─── RECORDS ───

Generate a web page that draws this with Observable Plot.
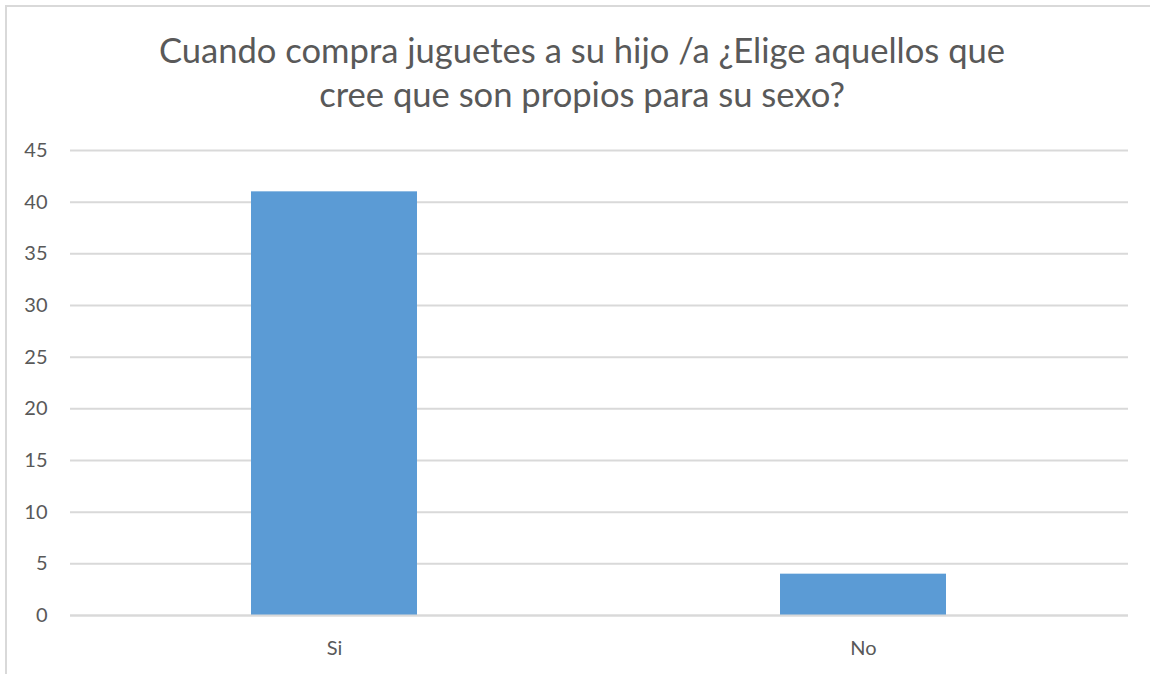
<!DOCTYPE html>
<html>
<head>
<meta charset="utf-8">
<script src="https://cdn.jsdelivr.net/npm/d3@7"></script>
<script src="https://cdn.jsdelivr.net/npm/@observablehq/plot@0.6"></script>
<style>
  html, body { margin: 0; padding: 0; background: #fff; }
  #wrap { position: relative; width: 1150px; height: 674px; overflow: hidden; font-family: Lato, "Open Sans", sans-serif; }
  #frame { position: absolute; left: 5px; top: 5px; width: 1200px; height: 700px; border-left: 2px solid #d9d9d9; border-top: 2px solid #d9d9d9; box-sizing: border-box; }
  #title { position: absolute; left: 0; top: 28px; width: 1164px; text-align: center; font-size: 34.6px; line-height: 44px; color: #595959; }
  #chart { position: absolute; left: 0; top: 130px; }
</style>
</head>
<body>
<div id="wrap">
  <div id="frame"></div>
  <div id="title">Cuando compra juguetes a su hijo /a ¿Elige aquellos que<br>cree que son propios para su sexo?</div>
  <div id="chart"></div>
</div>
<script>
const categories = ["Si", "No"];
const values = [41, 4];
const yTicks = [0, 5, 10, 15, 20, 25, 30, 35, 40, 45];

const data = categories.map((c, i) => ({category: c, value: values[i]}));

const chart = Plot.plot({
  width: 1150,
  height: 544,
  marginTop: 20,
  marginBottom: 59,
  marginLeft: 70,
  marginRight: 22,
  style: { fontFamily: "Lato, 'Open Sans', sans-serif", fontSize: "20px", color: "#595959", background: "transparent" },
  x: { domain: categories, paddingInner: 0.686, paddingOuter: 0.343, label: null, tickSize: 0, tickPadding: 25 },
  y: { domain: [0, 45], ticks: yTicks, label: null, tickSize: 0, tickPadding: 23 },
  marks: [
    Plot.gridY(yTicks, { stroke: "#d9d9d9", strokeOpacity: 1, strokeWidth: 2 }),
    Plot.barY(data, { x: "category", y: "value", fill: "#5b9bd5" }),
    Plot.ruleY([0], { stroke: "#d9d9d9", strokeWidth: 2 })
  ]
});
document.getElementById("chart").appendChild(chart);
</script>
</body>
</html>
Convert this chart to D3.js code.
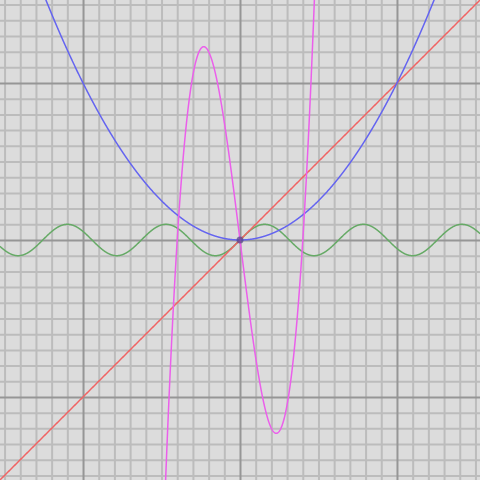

───

## REQUIREMENT
Transcribe the full listing above exactly as it stands, minus the pictures.

## COMPLETED EXERCISE
Generate a web page that draws this with Observable Plot.
<!DOCTYPE html>
<html>
<head>
<meta charset="utf-8">
<script src="https://cdn.jsdelivr.net/npm/d3@7"></script>
<script src="https://cdn.jsdelivr.net/npm/@observablehq/plot@0.6"></script>
<style>
  html, body { margin: 0; padding: 0; background: #fff; }
  #wrap { position: relative; width: 1150px; height: 674px; overflow: hidden; font-family: Lato, "Open Sans", sans-serif; }
  #frame { position: absolute; left: 5px; top: 5px; width: 1200px; height: 700px; border-left: 2px solid #d9d9d9; border-top: 2px solid #d9d9d9; box-sizing: border-box; }
  #title { position: absolute; left: 0; top: 28px; width: 1164px; text-align: center; font-size: 34.6px; line-height: 44px; color: #595959; }
  #chart { position: absolute; left: 0; top: 130px; }
</style>
</head>
<body>
<div id="wrap">
  <div id="frame"></div>
  <div id="title">Cuando compra juguetes a su hijo /a ¿Elige aquellos que<br>cree que son propios para su sexo?</div>
  <div id="chart"></div>
</div>
<script>
const categories = ["Si", "No"];
const values = [41, 4];
const yTicks = [0, 5, 10, 15, 20, 25, 30, 35, 40, 45];

const data = categories.map((c, i) => ({category: c, value: values[i]}));

const chart = Plot.plot({
  width: 1150,
  height: 544,
  marginTop: 20,
  marginBottom: 59,
  marginLeft: 70,
  marginRight: 22,
  style: { fontFamily: "Lato, 'Open Sans', sans-serif", fontSize: "20px", color: "#595959", background: "transparent" },
  x: { domain: categories, paddingInner: 0.686, paddingOuter: 0.343, label: null, tickSize: 0, tickPadding: 25 },
  y: { domain: [0, 45], ticks: yTicks, label: null, tickSize: 0, tickPadding: 23 },
  marks: [
    Plot.gridY(yTicks, { stroke: "#d9d9d9", strokeOpacity: 1, strokeWidth: 2 }),
    Plot.barY(data, { x: "category", y: "value", fill: "#5b9bd5" }),
    Plot.ruleY([0], { stroke: "#d9d9d9", strokeWidth: 2 })
  ]
});
document.getElementById("chart").appendChild(chart);
</script>
</body>
</html>
Convert this chart to D3.js code.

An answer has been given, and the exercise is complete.